** Start of Provided material **

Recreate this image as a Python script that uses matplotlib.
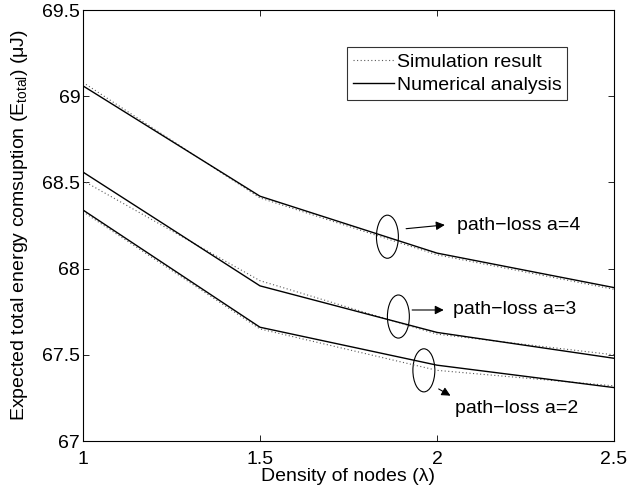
import matplotlib
matplotlib.use('Agg')
import matplotlib.pyplot as plt
from matplotlib.patches import Ellipse

plt.rcParams['font.family'] = ['Liberation Sans', 'DejaVu Sans']
plt.rcParams['mathtext.fontset'] = 'custom'
plt.rcParams['mathtext.rm'] = 'Liberation Sans'
plt.rcParams['mathtext.it'] = 'Liberation Sans:italic'

# datos
densidad = [1, 1.5, 2, 2.5]
num_a4 = [69.06, 68.42, 68.09, 67.89]
sim_a4 = [69.08, 68.41, 68.08, 67.88]
num_a3 = [68.56, 67.90, 67.63, 67.48]
sim_a3 = [68.51, 67.93, 67.62, 67.50]
num_a2 = [68.34, 67.66, 67.44, 67.31]
sim_a2 = [68.33, 67.65, 67.41, 67.32]

xticks = [1, 1.5, 2, 2.5]
xtick_labels = ['1', '1.5', '2', '2.5']
yticks = [67, 67.5, 68, 68.5, 69, 69.5]
ytick_labels = ['67', '67.5', '68', '68.5', '69', '69.5']

fs = 14

fig = plt.figure(figsize=(6.31, 4.91), dpi=100)
ax = fig.add_axes([0.1315, 0.1018, 0.8415, 0.8778])

sim_style = dict(color='0.35', linestyle=(0, (1, 2.2)), linewidth=0.8)
num_style = dict(color='k', linestyle='-', linewidth=1.0)

ax.plot(densidad, sim_a4, label='Simulation result', **sim_style)
ax.plot(densidad, num_a4, label='Numerical analysis', **num_style)
ax.plot(densidad, sim_a3, **sim_style)
ax.plot(densidad, num_a3, **num_style)
ax.plot(densidad, sim_a2, **sim_style)
ax.plot(densidad, num_a2, **num_style)

ax.set_xlim(1, 2.5)
ax.set_ylim(67, 69.5)
ax.set_xticks(xticks)
ax.set_xticklabels(xtick_labels)
ax.set_yticks(yticks)
ax.set_yticklabels(ytick_labels)
ax.tick_params(direction='in', top=True, right=True, labelsize=fs, length=4, width=0.6)
ax.tick_params(axis='y', pad=2)
ax.tick_params(axis='x', pad=7)
for s in ax.spines.values():
    s.set_linewidth(0.8)

ax.set_xlabel('Density of nodes (λ)', fontsize=fs, labelpad=0)
ax.set_ylabel('Expected total energy comsuption (E$_{\\mathrm{total}}$) (μJ)', fontsize=fs, labelpad=9)

# elipses y flechas
elipses = [(1.86, 68.185), (1.891, 67.722), (1.963, 67.41)]
for cx, cy in elipses:
    ax.add_patch(Ellipse((cx, cy), 0.062, 0.25, fill=False, edgecolor='k', linewidth=0.8))

flecha = dict(arrowstyle='-|>', color='k', lw=0.8, mutation_scale=13)
ax.annotate('', xy=(2.03, 68.255), xytext=(1.905, 68.23), arrowprops=flecha)
ax.annotate('path\u2212loss a=4', xy=(2.056, 68.252), va='center', fontsize=fs)
ax.annotate('', xy=(2.027, 67.76), xytext=(1.922, 67.76), arrowprops=flecha)
ax.annotate('path\u2212loss a=3', xy=(2.045, 67.765), va='center', fontsize=fs)
ax.annotate('', xy=(2.045, 67.255), xytext=(1.998, 67.31), arrowprops=flecha)
ax.annotate('path\u2212loss a=2', xy=(2.05, 67.19), va='center', fontsize=fs)

leg = ax.legend(loc='upper right', bbox_to_anchor=(0.912, 0.914), fontsize=fs,
                frameon=True, fancybox=False, edgecolor='k', handlelength=2.1,
                handletextpad=0.15, borderpad=0.3, labelspacing=0.3, borderaxespad=0)
leg.get_frame().set_linewidth(0.8)

plt.savefig('out.png', dpi=100)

** End of Provided material **

| What the task requires |
Exactly restate the lines from the beginning of the data through the line with "plt.rcParams['mathtext.it'] = 'Liberation", and no others, keeping pictures out.

| Exercise answer |
Recreate this image as a Python script that uses matplotlib.
import matplotlib
matplotlib.use('Agg')
import matplotlib.pyplot as plt
from matplotlib.patches import Ellipse

plt.rcParams['font.family'] = ['Liberation Sans', 'DejaVu Sans']
plt.rcParams['mathtext.fontset'] = 'custom'
plt.rcParams['mathtext.rm'] = 'Liberation Sans'
plt.rcParams['mathtext.it'] = 'Liberation Sans:italic'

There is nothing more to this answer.